--- begin Task material ---
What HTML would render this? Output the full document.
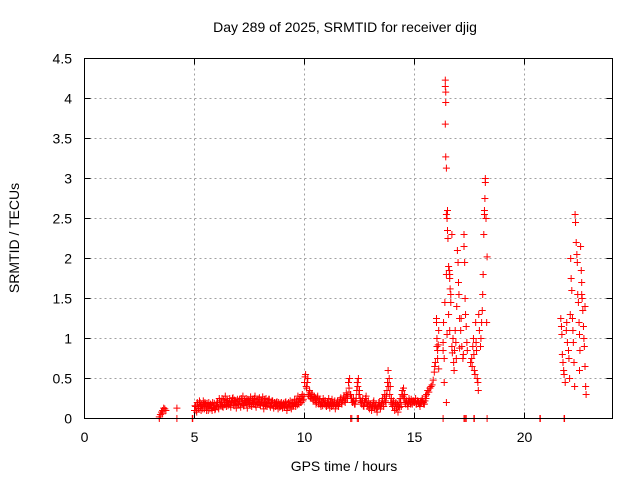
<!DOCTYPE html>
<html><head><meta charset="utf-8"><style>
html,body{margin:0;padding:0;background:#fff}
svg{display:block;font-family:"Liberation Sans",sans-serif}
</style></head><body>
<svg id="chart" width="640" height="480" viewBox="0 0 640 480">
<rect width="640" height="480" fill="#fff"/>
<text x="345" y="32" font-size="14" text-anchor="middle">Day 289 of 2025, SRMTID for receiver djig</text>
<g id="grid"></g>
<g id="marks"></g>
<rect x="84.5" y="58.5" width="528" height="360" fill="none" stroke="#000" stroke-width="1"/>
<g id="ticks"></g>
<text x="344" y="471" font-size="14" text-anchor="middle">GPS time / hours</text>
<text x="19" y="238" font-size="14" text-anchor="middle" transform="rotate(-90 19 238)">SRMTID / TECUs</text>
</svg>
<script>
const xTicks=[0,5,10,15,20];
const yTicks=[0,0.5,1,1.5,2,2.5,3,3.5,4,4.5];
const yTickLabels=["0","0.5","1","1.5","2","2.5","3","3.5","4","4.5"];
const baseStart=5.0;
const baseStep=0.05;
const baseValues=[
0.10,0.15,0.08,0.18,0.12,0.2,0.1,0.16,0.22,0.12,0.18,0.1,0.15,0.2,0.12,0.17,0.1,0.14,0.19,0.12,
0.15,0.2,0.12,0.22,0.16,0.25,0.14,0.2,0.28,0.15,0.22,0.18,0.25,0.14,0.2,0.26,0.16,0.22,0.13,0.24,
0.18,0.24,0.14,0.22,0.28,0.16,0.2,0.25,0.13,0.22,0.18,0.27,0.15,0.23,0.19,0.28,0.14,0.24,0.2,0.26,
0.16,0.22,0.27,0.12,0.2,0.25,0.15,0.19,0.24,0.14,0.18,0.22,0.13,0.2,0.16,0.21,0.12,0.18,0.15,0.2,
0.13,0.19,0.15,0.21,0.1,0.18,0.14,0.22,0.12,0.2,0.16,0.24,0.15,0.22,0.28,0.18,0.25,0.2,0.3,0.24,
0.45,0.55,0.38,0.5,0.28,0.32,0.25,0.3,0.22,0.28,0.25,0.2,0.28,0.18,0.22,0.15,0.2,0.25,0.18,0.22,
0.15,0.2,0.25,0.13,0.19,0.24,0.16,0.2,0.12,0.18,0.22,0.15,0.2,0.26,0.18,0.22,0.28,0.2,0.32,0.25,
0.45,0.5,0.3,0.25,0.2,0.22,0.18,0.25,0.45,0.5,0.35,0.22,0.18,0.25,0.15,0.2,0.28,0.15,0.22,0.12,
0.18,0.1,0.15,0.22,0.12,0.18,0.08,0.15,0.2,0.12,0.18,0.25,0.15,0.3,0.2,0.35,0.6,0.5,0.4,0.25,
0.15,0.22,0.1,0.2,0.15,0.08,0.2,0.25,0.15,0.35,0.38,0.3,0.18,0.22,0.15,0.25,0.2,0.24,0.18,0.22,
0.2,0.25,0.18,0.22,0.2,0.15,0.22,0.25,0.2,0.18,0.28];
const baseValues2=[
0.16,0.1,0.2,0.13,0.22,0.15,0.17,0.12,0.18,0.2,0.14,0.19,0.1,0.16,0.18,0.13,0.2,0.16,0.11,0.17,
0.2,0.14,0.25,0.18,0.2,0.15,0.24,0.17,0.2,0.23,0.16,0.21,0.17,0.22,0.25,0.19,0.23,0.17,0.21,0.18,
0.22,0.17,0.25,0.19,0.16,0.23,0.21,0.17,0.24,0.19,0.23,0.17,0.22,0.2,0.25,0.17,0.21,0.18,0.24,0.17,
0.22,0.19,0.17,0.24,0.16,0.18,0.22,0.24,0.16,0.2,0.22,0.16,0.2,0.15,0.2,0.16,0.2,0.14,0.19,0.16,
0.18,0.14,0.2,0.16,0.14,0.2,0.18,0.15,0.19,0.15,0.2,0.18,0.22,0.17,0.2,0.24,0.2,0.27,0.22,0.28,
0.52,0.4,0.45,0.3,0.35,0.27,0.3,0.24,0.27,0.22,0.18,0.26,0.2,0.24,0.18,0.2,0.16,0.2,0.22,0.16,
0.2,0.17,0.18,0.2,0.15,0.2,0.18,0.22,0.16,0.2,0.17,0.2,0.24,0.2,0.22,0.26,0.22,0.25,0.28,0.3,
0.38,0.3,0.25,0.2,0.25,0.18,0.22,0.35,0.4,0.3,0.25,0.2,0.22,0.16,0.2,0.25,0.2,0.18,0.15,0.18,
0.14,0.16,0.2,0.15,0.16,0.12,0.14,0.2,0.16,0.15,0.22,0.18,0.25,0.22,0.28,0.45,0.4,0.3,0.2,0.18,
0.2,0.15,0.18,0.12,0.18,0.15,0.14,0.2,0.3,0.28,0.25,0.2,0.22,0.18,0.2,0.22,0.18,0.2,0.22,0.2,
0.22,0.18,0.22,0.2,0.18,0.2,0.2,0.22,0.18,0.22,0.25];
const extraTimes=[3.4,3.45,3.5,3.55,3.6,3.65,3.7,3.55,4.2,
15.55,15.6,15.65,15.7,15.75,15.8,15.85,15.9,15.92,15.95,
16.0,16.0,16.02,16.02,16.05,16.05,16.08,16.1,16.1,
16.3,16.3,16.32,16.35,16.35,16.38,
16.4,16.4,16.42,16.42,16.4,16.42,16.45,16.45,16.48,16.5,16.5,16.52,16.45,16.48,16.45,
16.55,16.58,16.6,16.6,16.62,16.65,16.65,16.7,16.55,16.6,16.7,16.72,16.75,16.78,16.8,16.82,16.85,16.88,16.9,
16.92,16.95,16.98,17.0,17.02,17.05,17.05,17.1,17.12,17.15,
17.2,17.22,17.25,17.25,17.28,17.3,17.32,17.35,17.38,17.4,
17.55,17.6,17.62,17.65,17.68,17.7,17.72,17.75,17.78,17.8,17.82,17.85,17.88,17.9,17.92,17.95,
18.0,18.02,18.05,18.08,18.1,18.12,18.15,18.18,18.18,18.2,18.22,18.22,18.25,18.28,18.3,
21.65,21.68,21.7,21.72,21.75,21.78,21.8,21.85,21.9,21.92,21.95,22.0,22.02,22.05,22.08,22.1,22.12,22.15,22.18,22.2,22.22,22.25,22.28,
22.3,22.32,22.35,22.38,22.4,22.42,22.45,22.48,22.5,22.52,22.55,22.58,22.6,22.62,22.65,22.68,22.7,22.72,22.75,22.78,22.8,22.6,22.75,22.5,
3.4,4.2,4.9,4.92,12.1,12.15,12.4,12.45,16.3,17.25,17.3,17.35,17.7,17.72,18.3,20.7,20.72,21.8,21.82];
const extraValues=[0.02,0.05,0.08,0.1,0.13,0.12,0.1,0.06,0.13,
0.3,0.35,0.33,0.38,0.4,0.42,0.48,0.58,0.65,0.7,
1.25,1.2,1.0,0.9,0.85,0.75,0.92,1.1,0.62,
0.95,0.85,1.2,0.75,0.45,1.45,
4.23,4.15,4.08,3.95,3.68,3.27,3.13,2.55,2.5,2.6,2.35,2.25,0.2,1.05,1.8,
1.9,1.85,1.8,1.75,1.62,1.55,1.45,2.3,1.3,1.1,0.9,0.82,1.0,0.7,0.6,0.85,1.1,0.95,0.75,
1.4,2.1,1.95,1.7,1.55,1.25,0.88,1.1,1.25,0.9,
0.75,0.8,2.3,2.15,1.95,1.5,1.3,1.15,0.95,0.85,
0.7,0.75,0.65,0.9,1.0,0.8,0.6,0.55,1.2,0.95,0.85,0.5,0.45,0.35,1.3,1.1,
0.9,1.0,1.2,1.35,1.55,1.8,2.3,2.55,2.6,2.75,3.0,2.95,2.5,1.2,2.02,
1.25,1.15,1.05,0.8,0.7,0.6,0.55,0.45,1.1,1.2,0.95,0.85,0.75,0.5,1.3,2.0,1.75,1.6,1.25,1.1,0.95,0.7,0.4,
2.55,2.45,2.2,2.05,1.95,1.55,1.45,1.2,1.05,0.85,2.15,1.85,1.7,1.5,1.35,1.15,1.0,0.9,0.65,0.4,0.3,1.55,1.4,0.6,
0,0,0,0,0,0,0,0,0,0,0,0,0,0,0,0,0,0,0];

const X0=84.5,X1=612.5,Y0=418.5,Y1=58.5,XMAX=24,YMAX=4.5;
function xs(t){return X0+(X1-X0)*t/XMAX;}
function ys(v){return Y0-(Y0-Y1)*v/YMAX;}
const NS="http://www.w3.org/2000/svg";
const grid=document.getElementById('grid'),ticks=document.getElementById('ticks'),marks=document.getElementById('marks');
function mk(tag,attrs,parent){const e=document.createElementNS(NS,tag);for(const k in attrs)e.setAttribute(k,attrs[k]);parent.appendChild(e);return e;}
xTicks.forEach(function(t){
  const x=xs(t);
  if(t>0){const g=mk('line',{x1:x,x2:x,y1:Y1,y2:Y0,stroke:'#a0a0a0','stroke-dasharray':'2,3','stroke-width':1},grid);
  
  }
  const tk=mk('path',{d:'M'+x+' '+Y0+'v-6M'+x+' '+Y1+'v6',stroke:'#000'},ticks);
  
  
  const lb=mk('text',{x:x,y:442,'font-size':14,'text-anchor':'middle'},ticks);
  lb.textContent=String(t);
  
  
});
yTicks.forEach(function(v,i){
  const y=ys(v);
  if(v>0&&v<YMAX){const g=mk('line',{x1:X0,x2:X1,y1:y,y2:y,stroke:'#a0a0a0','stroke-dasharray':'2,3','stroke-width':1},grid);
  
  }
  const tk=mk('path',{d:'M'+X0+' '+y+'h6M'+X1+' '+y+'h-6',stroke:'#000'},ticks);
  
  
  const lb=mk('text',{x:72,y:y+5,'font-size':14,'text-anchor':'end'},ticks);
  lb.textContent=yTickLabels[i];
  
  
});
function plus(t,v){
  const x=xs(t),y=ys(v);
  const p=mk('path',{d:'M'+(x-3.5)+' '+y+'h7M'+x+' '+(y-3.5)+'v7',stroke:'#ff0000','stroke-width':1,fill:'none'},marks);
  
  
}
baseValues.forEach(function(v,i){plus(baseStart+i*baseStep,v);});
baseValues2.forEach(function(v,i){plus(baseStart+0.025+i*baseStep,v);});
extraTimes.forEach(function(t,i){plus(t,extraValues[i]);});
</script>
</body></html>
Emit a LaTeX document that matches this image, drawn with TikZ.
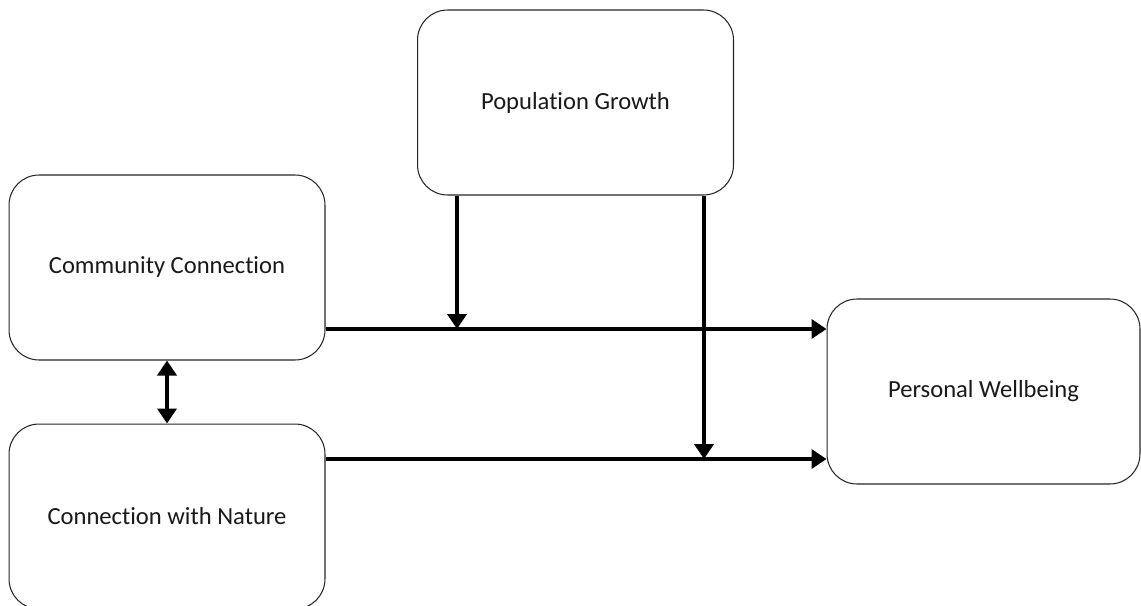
--- end Task material ---
The exercise.
Pick each line holding the word "document" out of the data and copy it.

Result of the exercise.
What HTML would render this? Output the full document.
const grid=document.getElementById('grid'),ticks=document.getElementById('ticks'),marks=document.getElementById('marks');
function mk(tag,attrs,parent){const e=document.createElementNS(NS,tag);for(const k in attrs)e.setAttribute(k,attrs[k]);parent.appendChild(e);return e;}
Emit a LaTeX document that matches this image, drawn with TikZ.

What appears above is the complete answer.